Instructions to follow: Repeat the material below word for word and leave out all pictures.

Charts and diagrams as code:
-------
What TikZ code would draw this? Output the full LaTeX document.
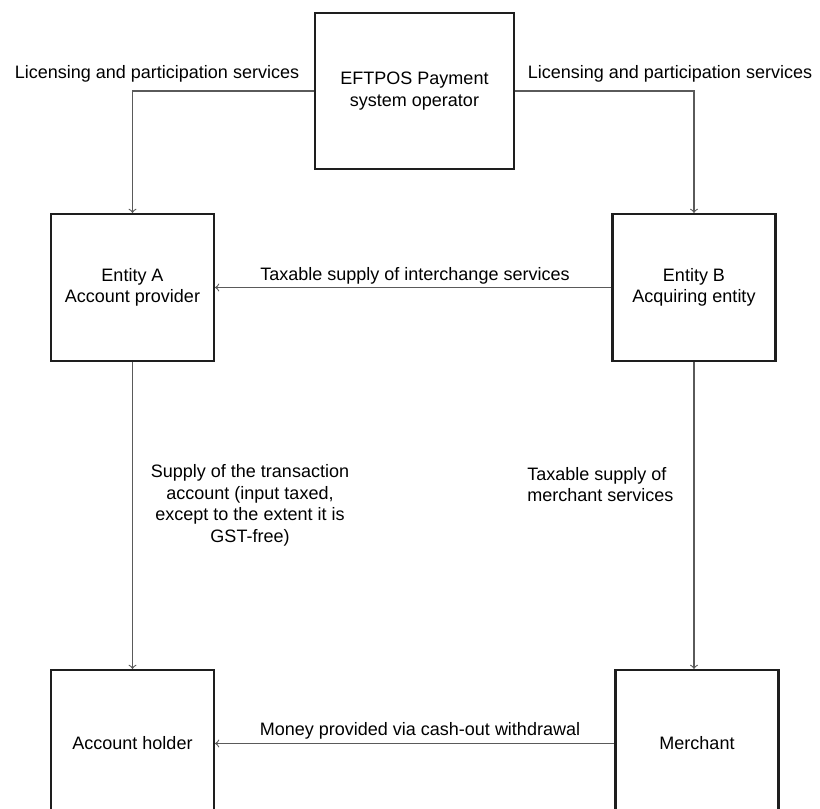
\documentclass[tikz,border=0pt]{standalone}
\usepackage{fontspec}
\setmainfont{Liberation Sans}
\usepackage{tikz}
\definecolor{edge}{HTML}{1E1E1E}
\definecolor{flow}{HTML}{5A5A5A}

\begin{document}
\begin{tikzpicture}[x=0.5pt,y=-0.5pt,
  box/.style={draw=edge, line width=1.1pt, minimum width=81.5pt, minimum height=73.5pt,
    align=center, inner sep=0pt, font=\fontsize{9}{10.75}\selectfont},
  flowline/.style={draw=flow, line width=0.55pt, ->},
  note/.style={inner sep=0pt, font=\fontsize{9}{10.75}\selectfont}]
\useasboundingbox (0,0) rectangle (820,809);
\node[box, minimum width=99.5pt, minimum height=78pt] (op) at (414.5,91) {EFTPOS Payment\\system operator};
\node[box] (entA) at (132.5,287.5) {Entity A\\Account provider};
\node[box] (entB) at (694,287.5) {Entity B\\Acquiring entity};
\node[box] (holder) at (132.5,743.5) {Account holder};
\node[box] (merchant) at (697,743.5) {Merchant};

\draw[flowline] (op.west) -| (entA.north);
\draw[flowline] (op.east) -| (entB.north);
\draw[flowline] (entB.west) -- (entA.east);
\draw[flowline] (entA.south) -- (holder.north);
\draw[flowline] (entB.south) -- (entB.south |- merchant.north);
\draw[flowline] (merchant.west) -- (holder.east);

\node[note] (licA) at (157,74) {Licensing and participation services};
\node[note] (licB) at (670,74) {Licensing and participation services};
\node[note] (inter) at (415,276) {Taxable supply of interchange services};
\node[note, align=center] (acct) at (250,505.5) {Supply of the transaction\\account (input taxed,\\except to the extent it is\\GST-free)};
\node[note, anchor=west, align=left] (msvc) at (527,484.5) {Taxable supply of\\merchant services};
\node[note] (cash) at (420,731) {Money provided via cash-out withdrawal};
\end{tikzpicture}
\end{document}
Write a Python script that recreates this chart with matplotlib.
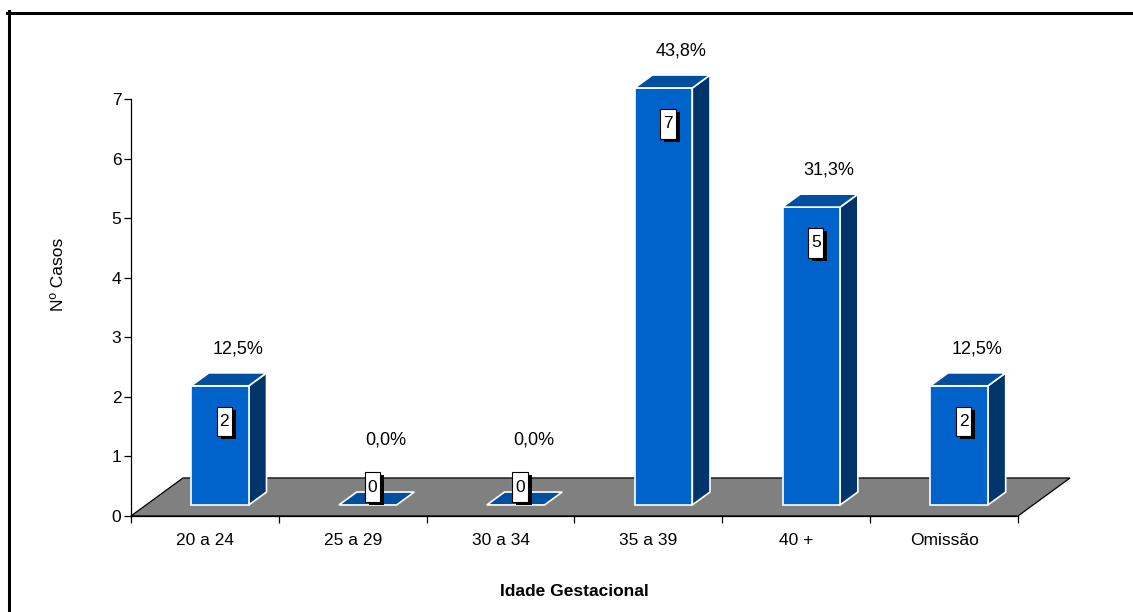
-------
Full solution:
What TikZ code would draw this? Output the full LaTeX document.
\documentclass[tikz,border=0pt]{standalone}
\usepackage{fontspec}
\setmainfont{Liberation Sans}
\usepackage{tikz}
\definecolor{edge}{HTML}{1E1E1E}
\definecolor{flow}{HTML}{5A5A5A}

\begin{document}
\begin{tikzpicture}[x=0.5pt,y=-0.5pt,
  box/.style={draw=edge, line width=1.1pt, minimum width=81.5pt, minimum height=73.5pt,
    align=center, inner sep=0pt, font=\fontsize{9}{10.75}\selectfont},
  flowline/.style={draw=flow, line width=0.55pt, ->},
  note/.style={inner sep=0pt, font=\fontsize{9}{10.75}\selectfont}]
\useasboundingbox (0,0) rectangle (820,809);
\node[box, minimum width=99.5pt, minimum height=78pt] (op) at (414.5,91) {EFTPOS Payment\\system operator};
\node[box] (entA) at (132.5,287.5) {Entity A\\Account provider};
\node[box] (entB) at (694,287.5) {Entity B\\Acquiring entity};
\node[box] (holder) at (132.5,743.5) {Account holder};
\node[box] (merchant) at (697,743.5) {Merchant};

\draw[flowline] (op.west) -| (entA.north);
\draw[flowline] (op.east) -| (entB.north);
\draw[flowline] (entB.west) -- (entA.east);
\draw[flowline] (entA.south) -- (holder.north);
\draw[flowline] (entB.south) -- (entB.south |- merchant.north);
\draw[flowline] (merchant.west) -- (holder.east);

\node[note] (licA) at (157,74) {Licensing and participation services};
\node[note] (licB) at (670,74) {Licensing and participation services};
\node[note] (inter) at (415,276) {Taxable supply of interchange services};
\node[note, align=center] (acct) at (250,505.5) {Supply of the transaction\\account (input taxed,\\except to the extent it is\\GST-free)};
\node[note, anchor=west, align=left] (msvc) at (527,484.5) {Taxable supply of\\merchant services};
\node[note] (cash) at (420,731) {Money provided via cash-out withdrawal};
\end{tikzpicture}
\end{document}
Write a Python script that recreates this chart with matplotlib.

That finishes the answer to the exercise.